In other words, we now have the U.S. government's evaluation of what price slaughter should exact in the deaths of innocents -- in New York, Iraq, and Afghanistan. And the gap between the value of a slaughtered innocent in New York and either Iraq or Afghanistan is almost two million dollars.
Eric on Amy Winehouse at the Highline last week:
Should you go see Amy Winehouse live, together with her incredibly hip r&b band? I say “no, no, no.” So, if you read carefully, does Jon Pareles, here. Less than an hour and practically comatose throughout. Still, Back to Black is incredible; maybe the best album of the year, so far. Stay home and dance around your house to it instead.
Sal on the new David Bowie re-issues:
I'm not sure what the thinking was behind EMI's new David Bowie reissue campaign. They used the same remastering from the last reissues, still left off the bonus tracks, and jacked up the price to cover the costs of the fancy new “original LP replica” packaging. Boy, that'll save the industry. Who is going to buy these? No one, right? Well ... actuallly, I am a Bowie fan (read: freak) and I bought them all. Maybe EMI had me targeted all along.

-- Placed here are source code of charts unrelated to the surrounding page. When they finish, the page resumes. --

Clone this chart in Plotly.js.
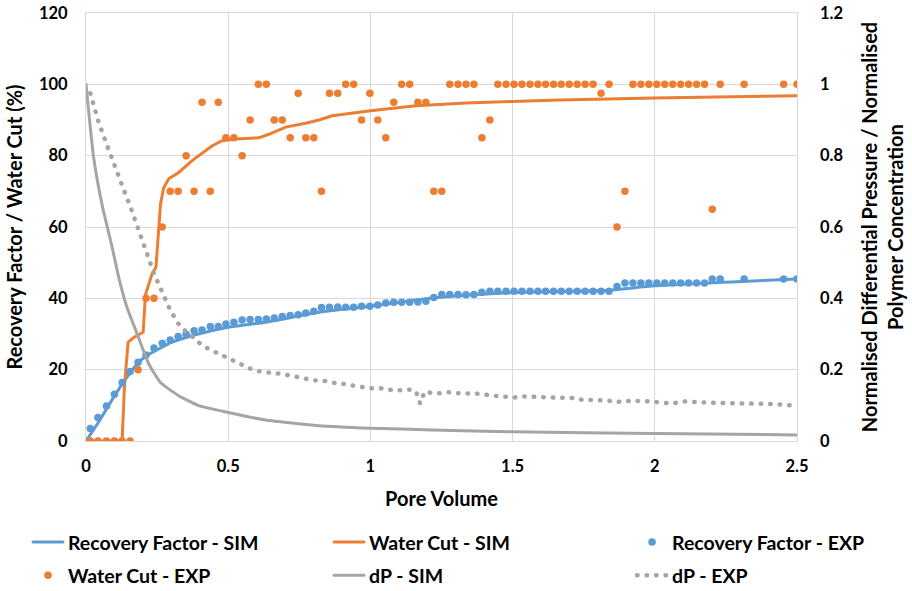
<!DOCTYPE html>
<html><head><meta charset="utf-8">
<script src="https://cdn.plot.ly/plotly-3.0.1.min.js"></script>
<style>
html,body{margin:0;padding:0;background:#fff;}
#chart{width:912px;height:591px;}
path.js-line{stroke-linecap:round;}
</style>
</head><body><div id="chart"></div>
<script>
// Pore volume of experimental samples (shared by RF and WC experiments)
var expPV = [0.015,0.042,0.072,0.100,0.127,0.155,0.183,0.211,0.239,0.268,
  0.296,0.324,0.352,0.380,0.408,0.437,0.465,0.492,0.520,0.549,
  0.577,0.606,0.634,0.662,0.690,0.718,0.746,0.773,0.801,0.828,
  0.856,0.885,0.913,0.941,0.969,0.998,1.026,1.054,1.082,1.110,
  1.138,1.167,1.195,1.223,1.251,1.279,1.308,1.336,1.364,1.392,
  1.420,1.448,1.477,1.505,1.533,1.561,1.589,1.616,1.644,1.671,
  1.699,1.727,1.755,1.783,1.811,1.839,1.867,1.895,1.923,1.951,
  1.979,2.007,2.035,2.063,2.091,2.119,2.147,2.175,2.202,2.230,
  2.314,2.453,2.500];
var rfExp = [3.5,6.6,9.8,13.1,16.4,19.5,22.1,24.1,26.1,27.4,
  28.3,29.3,29.9,30.9,31.1,32.1,32.1,32.8,33.3,33.9,
  34.1,34.1,34.2,34.5,34.9,35.2,35.4,35.9,36.4,37.4,
  37.5,37.6,37.5,37.5,37.8,37.8,38.1,38.7,38.9,38.9,
  38.9,39.0,39.2,40.2,41.1,41.1,41.1,41.0,41.1,41.7,
  42.0,42.0,42.0,42.0,42.0,42.0,42.0,42.0,42.0,42.0,
  42.0,42.0,42.0,42.0,42.0,42.0,43.3,44.3,44.3,44.3,
  44.3,44.3,44.3,44.3,44.3,44.3,44.3,44.3,45.4,45.4,
  45.4,45.4,45.4];
var wcExp = [0,0,0,0,0,0,20,40,40,60,
  70,70,80,70,95,70,95,85,85,80,
  90,100,100,90,90,85,97.5,85,85,70,
  97.5,97.5,100,100,90,97.5,90,85,95,100,
  100,95,95,70,70,100,100,100,100,85,
  90,100,100,100,100,100,100,100,100,100,
  100,100,100,100,97.5,100,60,70,100,100,
  100,100,100,100,100,100,100,100,65,100,
  100,100,100];

var rfSimPV = [0,0.045,0.092,0.138,0.185,0.215,0.244,0.303,0.385,0.5,0.631,0.819,1.0,1.218,1.5,1.839,2.0,2.5];
var rfSim = [0,5.4,11.6,17.2,22.1,24.0,25.3,27.7,29.8,31.9,33.3,36.1,37.8,40.1,41.6,42.3,43.5,45.4];

var wcSimPV = [0,0.127,0.135,0.148,0.168,0.191,0.201,0.209,0.232,0.246,0.256,0.262,0.273,0.291,0.326,0.373,0.444,0.479,0.526,0.608,0.643,0.702,0.772,0.819,0.866,1.0,1.16,1.336,1.5,1.664,2.0,2.5];
var wcSim = [0,0,15,27.7,29,30,30.5,41,46.8,48.7,60,66.4,71,73.5,75.3,78.6,82.8,84.2,84.7,85,86,88,89.1,90,91.2,92.6,94,94.8,95.2,95.6,96.2,96.8];

var dpSimPV = [0,0.01,0.026,0.056,0.092,0.115,0.144,0.18,0.221,0.262,0.326,0.397,0.5,0.631,0.819,1.0,1.218,1.5,2.0,2.5];
var dpSim = [1.0,0.92,0.80,0.664,0.543,0.459,0.375,0.30,0.216,0.164,0.127,0.099,0.080,0.059,0.043,0.036,0.031,0.026,0.021,0.017];

var dpExpPV = [0.015,0.042,0.072,0.100,0.127,0.155,0.183,0.211,0.239,0.268,
  0.296,0.324,0.352,0.380,0.408,0.437,0.465,0.492,0.520,0.549,
  0.577,0.606,0.634,0.662,0.690,0.718,0.746,0.775,0.803,0.828,
  0.856,0.885,0.913,0.941,0.969,0.998,1.026,1.054,1.082,1.110,
  1.138,1.160,1.175,1.190,1.223,1.251,1.279,1.308,1.336,1.364,
  1.392,1.420,1.448,1.477,1.505,1.533,1.561,1.589,1.617,1.645,
  1.671,1.699,1.727,1.755,1.783,1.811,1.839,1.867,1.895,1.923,
  1.951,1.979,2.007,2.035,2.063,2.091,2.119,2.147,2.175,2.202,
  2.230,2.258,2.286,2.314,2.342,2.370,2.398,2.426,2.453,2.482,2.500];
var dpExp = [0.975,0.90,0.833,0.778,0.717,0.659,0.595,0.533,0.47,0.417,
  0.367,0.33,0.306,0.289,0.268,0.256,0.246,0.234,0.223,0.213,
  0.203,0.196,0.192,0.190,0.188,0.183,0.178,0.173,0.170,0.169,
  0.167,0.160,0.160,0.155,0.150,0.148,0.148,0.147,0.141,0.142,
  0.144,0.140,0.105,0.138,0.134,0.134,0.137,0.134,0.134,0.134,
  0.132,0.128,0.126,0.126,0.122,0.125,0.124,0.121,0.121,0.121,
  0.121,0.122,0.117,0.114,0.115,0.115,0.113,0.109,0.113,0.111,
  0.113,0.111,0.109,0.107,0.105,0.111,0.111,0.110,0.108,0.107,
  0.107,0.106,0.106,0.105,0.104,0.104,0.104,0.103,0.101,0.100,0.101];

var BLUE = '#5B9BD5', ORANGE = '#ED7D31', GRAY = '#A5A5A5';
var FONT = 'Lato, "Open Sans", sans-serif';

var traces = [
  {name:'Recovery Factor - SIM', x:rfSimPV, y:rfSim, mode:'lines', line:{color:BLUE, width:3, shape:'spline', smoothing:0.6}, legend:'legend', legendgroup:'a'},
  {name:'Water Cut - SIM', x:wcSimPV, y:wcSim, mode:'lines', line:{color:ORANGE, width:3}, legend:'legend2', legendgroup:'b'},
  {name:'Recovery Factor - EXP', x:expPV, y:rfExp, mode:'markers', marker:{color:BLUE, size:7.5}, legend:'legend3', legendgroup:'c'},
  {name:'Water Cut - EXP', x:expPV, y:wcExp, mode:'markers', marker:{color:ORANGE, size:7.5}, legend:'legend', legendgroup:'d'},
  {name:'dP - SIM', x:dpSimPV, y:dpSim, yaxis:'y2', mode:'lines', line:{color:GRAY, width:3, shape:'spline', smoothing:0.5}, legend:'legend2', legendgroup:'e'},
  {name:'dP - EXP', x:dpExpPV, y:dpExp, yaxis:'y2', mode:'lines', line:{color:GRAY, width:4.5, dash:'0.5px,9px'}, legend:'legend3', legendgroup:'f'}
];

function leg(x){
  return {x:x, y:-0.191, xanchor:'left', yanchor:'top', orientation:'v', bgcolor:'rgba(0,0,0,0)',
    font:{family:FONT, size:19.5, color:'#000', weight:'bold'}, tracegroupgap:5, itemwidth:30};
}

var TF = {family:FONT, size:20, color:'#000', weight:'bold'};
var KF = {family:FONT, size:16.5, color:'#000', weight:'bold'};

var layout = {
  width:912, height:591,
  margin:{l:86, r:115, t:13, b:150, autoexpand:false},
  paper_bgcolor:'#fff', plot_bgcolor:'#fff',
  font:{family:FONT, size:16, color:'#000', weight:'bold'},
  showlegend:true,
  xaxis:{range:[0,2.5], dtick:0.5, tick0:0, showgrid:true, gridcolor:'#d9d9d9', gridwidth:1,
    zeroline:false, showline:true, linecolor:'#d9d9d9', linewidth:1, mirror:true, ticks:'',
    ticklabelstandoff:10, automargin:false, tickfont:KF,
    title:{text:'Pore Volume', standoff:17, font:TF}},
  yaxis:{range:[0,120], dtick:20, tick0:0, showgrid:true, gridcolor:'#d9d9d9', gridwidth:1,
    zeroline:false, showline:true, linecolor:'#d9d9d9', linewidth:1, mirror:true, ticks:'',
    ticklabelstandoff:14, automargin:false, tickfont:KF,
    title:{text:'Recovery Factor / Water Cut (%)', standoff:10, font:TF}},
  yaxis2:{range:[0,1.2], dtick:0.2, tick0:0, overlaying:'y', side:'right', showgrid:false,
    zeroline:false, showline:false, ticks:'', ticklabelstandoff:22, automargin:false, tickfont:KF,
    title:{text:'Normalised Differential Pressure / Normalised<br>Polymer Concentration', standoff:20, font:TF}},
  legend: leg(-0.0816),
  legend2: leg(0.3418),
  legend3: leg(0.768)
};

Plotly.newPlot('chart', traces, layout, {displayModeBar:false, staticPlot:true});
</script></body></html>
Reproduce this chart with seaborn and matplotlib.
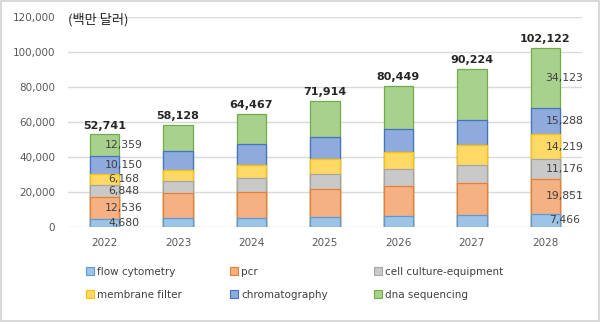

The packaging is really the selling point, if you go for that sort of thing. The textured cover of Hunky Dory is back. The gatefolds of Aladdin Sane and Diamond Dogs are there as well (although they used the censored Diamond Dogs cover, making the “original LP replica” campaign even more confusing). The inner sleeves with lyrics are also included.
The audio quality is identical to the last batch or remasters, yet I found myself listening to each one over again, including the unjustly trashed Tin Machine CD, a much better record than most say. (People tear this record apart based on hearsay. few have actually heard it. IT ROCKS!!)
It's an expensive investment in a time when CD sales are at their lowest, but there are some collectors still out there, and it's a beautiful collection for us fans (read: freaks).
Sal, NYCD
Name: David Peirce
Hometown: Erie, CO
I fear we are remiss if we do not note that with support for Bush plummeting and election season beginning to heat up that the stage now seems to be set for a Gulf of Tonkin type incident.
Name: Carl
Hometown: Muscle Shoals
I won't vote for Mitt Romney. Although his religion is a big deal for 60 Minutes, it's not that big a deal for me. I won't vote for Romney because he is a Republican.
Name: Rob Stafford
Hometown: San Diego
Eric --
Are you or your readers aware of the planning around Blackwater West?
It's an 824-acre site they're planning to build in the San Diego area with “pistol and rifle ranges, a helipad, an armory and a defensive-driving track,” which will be used not just to train Blackwater employees, but police & military personnel as well.
Aside from what this expansion implies to me in terms of their ever-growing reach, does it concern anyone else that a massively profitable corporation, which makes most of its scratch from war, will be training our public servants & soldiers?
Name: Larry D. Kness
Hometown: Clinton, Iowa
Love you like a brother, Eric, but I would like to add something to your latest Nation article on Imus.
I get upset when the right is allowed to define an issue and they did a good job of defining the Imus issue.
Everywhere I went and everyone I talked to said the same thing, “but rap music”... yada yada yada.
Never once did I hear it mentioned that WHITE people make their share of music that is degrading to women too.
Have you read the lyrics to Buckcherry's song “Crazy Bi*ch”? With all the blathering about rap videos degrading women (which I agree with BTW), I wonder if you or your readers know the original video posted by Buckcherry online for that song featured a MINOR?